What the task asks -> Say how many lines hold the string "chart", and nothing more.

──────────────────────────────

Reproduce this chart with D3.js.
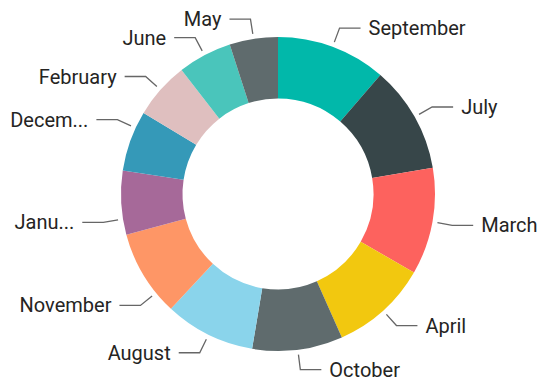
<!DOCTYPE html>
<html>
<head>
<meta charset="utf-8">
<script src="https://cdn.jsdelivr.net/npm/d3@7"></script>
<style>
  html, body { margin: 0; padding: 0; background: #ffffff; }
  svg { display: block; }
  .lbl { font-family: Roboto, "Noto Sans", sans-serif; font-size: 20px; font-weight: 400; fill: #252423; }
</style>
</head>
<body>
<div id="chart"></div>
<script>
// Months, in the order the donut draws them (largest first, clockwise from 12 o'clock)
const categories = ["September", "July", "March", "April", "October", "August",
                    "November", "January", "December", "February", "June", "May"];
// Text shown beside each slice (long names are cut short)
const labels = ["September", "July", "March", "April", "October", "August",
                "November", "Janu...", "Decem...", "February", "June", "May"];
// Slice values
const values = [40.7, 39.7, 39.6, 36, 33.5, 33.5, 32, 23.6, 22.5, 21, 20, 17.9];
// Slice colours
const colors = ["#01B8AA", "#374649", "#FD625E", "#F2C80F", "#5F6B6D", "#8AD4EB",
                "#FE9666", "#A66999", "#3599B8", "#DFBFBF", "#4AC5BB", "#5F6B6D"];

// Small angular shifts (degrees) of the leader anchor so side labels do not crowd
const leaderShift = { November: -8, January: -6, December: 5 };

const W = 539, H = 381;
const cx = 278, cy = 194;
const outerR = 157, innerR = 95.5;

const svg = d3.select("#chart").append("svg")
  .attr("width", W).attr("height", H);

const g = svg.append("g").attr("transform", `translate(${cx},${cy})`);

const rows = categories.map((c, i) => ({ name: c, label: labels[i], value: values[i], color: colors[i] }));

const pie = d3.pie().sort(null).value(d => d.value);
const arcs = pie(rows);

const arc = d3.arc().innerRadius(innerR).outerRadius(outerR);

g.selectAll("path.slice")
  .data(arcs)
  .join("path")
  .attr("class", "slice")
  .attr("d", arc)
  .attr("fill", d => d.data.color);

// Leader lines and labels
const startR = outerR + 5, elbowR = outerR + 20, hLen = 21, gap = 8;

function geom(d) {
  const a = (d.startAngle + d.endAngle) / 2 + (leaderShift[d.data.name] || 0) * Math.PI / 180;
  const p0 = [Math.sin(a) * startR, -Math.cos(a) * startR];
  const p1 = [Math.sin(a) * elbowR, -Math.cos(a) * elbowR];
  const side = Math.sin(a) >= 0 ? 1 : -1;
  const p2 = [p1[0] + side * hLen, p1[1]];
  return { p0, p1, p2, side };
}

const line = d3.line();

g.selectAll("path.leader")
  .data(arcs)
  .join("path")
  .attr("class", "leader")
  .attr("d", d => { const k = geom(d); return line([k.p0, k.p1, k.p2]); })
  .attr("fill", "none")
  .attr("stroke", "#666666")
  .attr("stroke-width", 1.3);

g.selectAll("text.lbl")
  .data(arcs)
  .join("text")
  .attr("class", "lbl")
  .attr("x", d => { const k = geom(d); return k.p2[0] + k.side * gap; })
  .attr("y", d => geom(d).p2[1])
  .attr("dy", "0.35em")
  .attr("text-anchor", d => geom(d).side > 0 ? "start" : "end")
  .text(d => d.data.label);
</script>
</body>
</html>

──────────────────────────────

The solution -> 3